For skin care and beauty products geared toward men, brands are finding success in shifting their packaging and advertising strategies to accommodate to the things that men are interested in. The beauty industry might work to make women and feminine people feel more beautiful, but to capture the male consumer audience, brands have to shift their focus toward how to make men feel more handsome—regardless of how many genderless trends there might be around the world.
Oars & Alps, a men's skincare company that creates skin care and grooming products with branding and fragrances that are meant to appeal toward men, was recently sold to SC Johnson for global distribution. Within just a few years of its launch, the company was able to graduate from its startup phase into a valuation of $20 million USD, the price at which SC Johnson was rumored to have purchased it for. The brand was able to take advantage of a distinct market opportunity after noticing that there were very few men’s grooming products on the market. By using masculine packaging and branding, the products were suddenly appealing to an entire consumer base that would never have picked up the products before.

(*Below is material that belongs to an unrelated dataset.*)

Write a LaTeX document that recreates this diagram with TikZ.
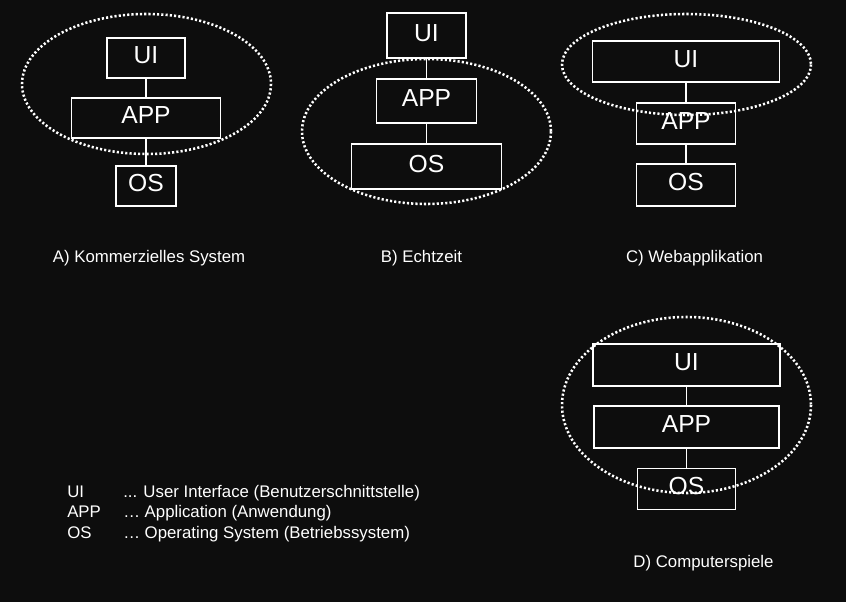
\documentclass[tikz,border=0pt]{standalone}
\usepackage{fontspec}
\setmainfont{Liberation Sans}
\definecolor{bgdark}{RGB}{13,13,13}

\begin{document}
\begin{tikzpicture}[x=0.75pt,y=0.75pt,yscale=-1,xscale=1,
    layer/.style={draw=white,line width=1.3pt,fill=bgdark,text=white,inner sep=0pt,
      font=\fontsize{18.5}{20}\selectfont,text height=13.3pt,text depth=4.5pt},
    link/.style={draw=white,line width=1.2pt},
    ring/.style={draw=white,line width=1.9pt,dash pattern=on 1.6pt off 1.6pt},
    caption/.style={text=white,inner sep=0pt,font=\fontsize{12.6}{14}\selectfont,anchor=base}]
    %set diagram to 846 x 602, dark background
    \fill[bgdark] (0,0) rectangle (846,602);
    \useasboundingbox (0,0) rectangle (846,602);

    % A) Kommerzielles System
    \node[layer,minimum width=58.5pt,minimum height=30pt] (uiA) at (146,58) {UI};
    \node[layer,minimum width=111.75pt,minimum height=30pt] (appA) at (146,118) {APP};
    \node[layer,minimum width=45pt,minimum height=30pt] (osA) at (146,186) {OS};
    \draw[link] (uiA) -- (appA);
    \draw[link] (appA) -- (osA);
    %Shape: Ellipse
    \draw[ring] (146.5,84) ellipse [x radius=124.5, y radius=70];

    % B) Echtzeit
    \node[layer,minimum width=59.25pt,minimum height=33.75pt] (uiB) at (426.5,35.5) {UI};
    \node[layer,minimum width=75pt,minimum height=33pt] (appB) at (426.5,101) {APP};
    \node[layer,minimum width=112.5pt,minimum height=33.75pt] (osB) at (426.5,166.5) {OS};
    \draw[link] (uiB) -- (appB);
    \draw[link] (appB) -- (osB);
    %Shape: Ellipse
    \draw[ring] (426.5,131.5) ellipse [x radius=124.5, y radius=72.5];

    % C) Webapplikation
    \node[layer,minimum width=140.25pt,minimum height=30.75pt] (uiC) at (686,61.5) {UI};
    \node[layer,minimum width=74.25pt,minimum height=30.75pt] (appC) at (686,123.5) {APP};
    \node[layer,minimum width=74.25pt,minimum height=31.5pt] (osC) at (686,185) {OS};
    \draw[link] (uiC) -- (appC);
    \draw[link] (appC) -- (osC);
    %Shape: Ellipse
    \draw[ring] (686.5,64.5) ellipse [x radius=124.5, y radius=50.5];

    % D) Computerspiele
    \node[layer,minimum width=140.25pt,minimum height=31.5pt] (uiD) at (686.5,365) {UI};
    \node[layer,minimum width=138.75pt,minimum height=31.5pt] (appD) at (686.5,427) {APP};
    \node[layer,minimum width=73.5pt,minimum height=30.75pt] (osD) at (686.5,489) {OS};
    \draw[link] (uiD) -- (appD);
    \draw[link] (appD) -- (osD);
    %Shape: Ellipse
    \draw[ring] (686.5,405) ellipse [x radius=124.5, y radius=88];

    % Text Node
    \node[caption] (capA) at (149,263) {A) Kommerzielles System};
    % Text Node
    \node[caption] (capB) at (421.5,263) {B) Echtzeit};
    % Text Node
    \node[caption] (capC) at (694.5,263) {C) Webapplikation};
    % Text Node
    \node[caption] (capD) at (703.5,567) {D) Computerspiele};

    % Legend
    \node[caption,anchor=base west] (keyUI) at (67,497) {UI};
    \node[caption,anchor=base west] (txtUI) at (123,497) {... User Interface (Benutzerschnittstelle)};
    \node[caption,anchor=base west] (keyAPP) at (67,517.5) {APP};
    \node[caption,anchor=base west] (txtAPP) at (123,517.5) {… Application (Anwendung)};
    \node[caption,anchor=base west] (keyOS) at (67,538) {OS};
    \node[caption,anchor=base west] (txtOS) at (123,538) {… Operating System (Betriebssystem)};
\end{tikzpicture}
\end{document}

Male celebrities like Ansel Elgort and American Horror Story’s Cody Fern have even sported makeup looks on the red carpet, where their gender-bending decisions have not only made headlines, but sent a clear message that makeup isn’t just for women feminine people anymore. While glitter and eyeshadow are likely not in the immediate future for everyday men’s grooming products, other things like concealer and foundation are becoming more popular. With clever marketing and careful branding, any beauty company can tap into the men’s consumer market successfully. General views on gender norms are changing, and even the most masculine men are opening up to the idea that grooming products will make them feel more confident in their appearance.